In 2018, the 70th year since the founding of the State of Israel, there will be many anniversaries of events, both terrible and inspiring, that we should take the time to recall. I’m writing this on the evening of Jan. 16. Today is the 70th anniversary of the deaths of the heroes known as The Lamed Heh (The 35).
In 1927, Yemenite Jews founded a community called Migdal Eder on land between Hebron and Bethlehem. The land was purchased in 1925 by Zikhron David, a private Jewish land holding company. In 1929, Migdal Eder was attacked and destroyed by Arabs from the neighbouring villages.
In 1932, Shmuel Yosef Holzman, a German entrepreneur, offered to finance the founding of another community on the site. The new village, which was established in 1935, was called Kfar Etzion, in his honour (“holz” means “wood” in German, which is “etz” in Hebrew). In 1937, Arab attacks once again drove the Jewish residents from the site.
In 1943, members of a religious group called Kvutzat Avraham re-established Kfar Etzion and persevered, in spite of their hostile neighbours. They were joined in 1945 by two more villages, Masuot Yitzchak and Ein Tzurim, which were founded by members of the Bnei Akivah movement, as well as Revadim, which was founded by Hashomer Hatza’ir. Together, these four villages were known as Gush Etzion (Etzion Bloc).
On Nov. 29, 1947, the UN General Assembly passed the partition resolution. Gush Etzion lay in the territory assigned to the Arab state. Arabs responded to the passage of the resolution by laying siege to the four kibbutzim of the Etzion Bloc. Convoys attempting to bring in supplies from Jerusalem were ambushed and failed to get through.

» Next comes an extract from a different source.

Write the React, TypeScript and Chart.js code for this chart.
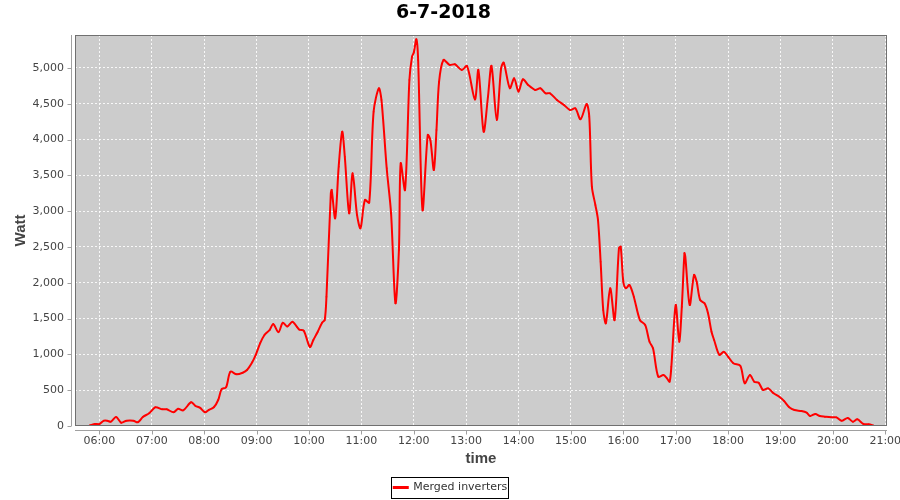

By January, the situation in Gush Etzion was growing desperate. The Haganah decided to try to bring in supplies on foot. The Machleket HaHar (Mountain Platoon), which was made up of Hebrew University students, were given the mission. Thirty-eight men set out from Har Tuv at 11 p.m. on the night of Jan. 15, 1948. Three turned back due to an injury. The remaining 35 went on. An hour before they were to have reached their destination, they were spotted by two women from the Arab village of Susa and attacked shortly thereafter by hundreds of Arab militiamen.
The fighters of the Machleket HaHar fought until they ran out of ammunition. The battle ended with the deaths of the last three on Jan. 16, 1948, at 4:30 p.m. The bodies of the dead were held by the Jordanians until 1951, when they were finally released for burial. Contemporary accounts reveal that many of the bodies were mutilated beyond recognition – 12 of them could not even be identified. A rare Jewish ritual was used to assign an identity to each of the 12 men, so that their families could bury them.
I feel great admiration when I think of the courage of these 35 young men, who ventured into the night, risking everything to help the besieged villagers of Gush Etzion. They believed that the Jews of Gush Etzion had the right to stay in the homes they had built, to stay on their land, and they were willing to die for the cause.
Just as those who killed The Lamed Heh mutilated their bodies, there are those who would take the story of Israel’s War of Independence and mutilate it by claiming that it was conducted in the name of an unjust cause. For this reason, and many others, I believe it is important that we know, and pass on, this story. The members of the Makhleket HaHar represent 35 casualties in a war that cost over 6,000 Jewish lives. To honour them, we must remember them with gratitude, tell their stories and teach our children about what they did.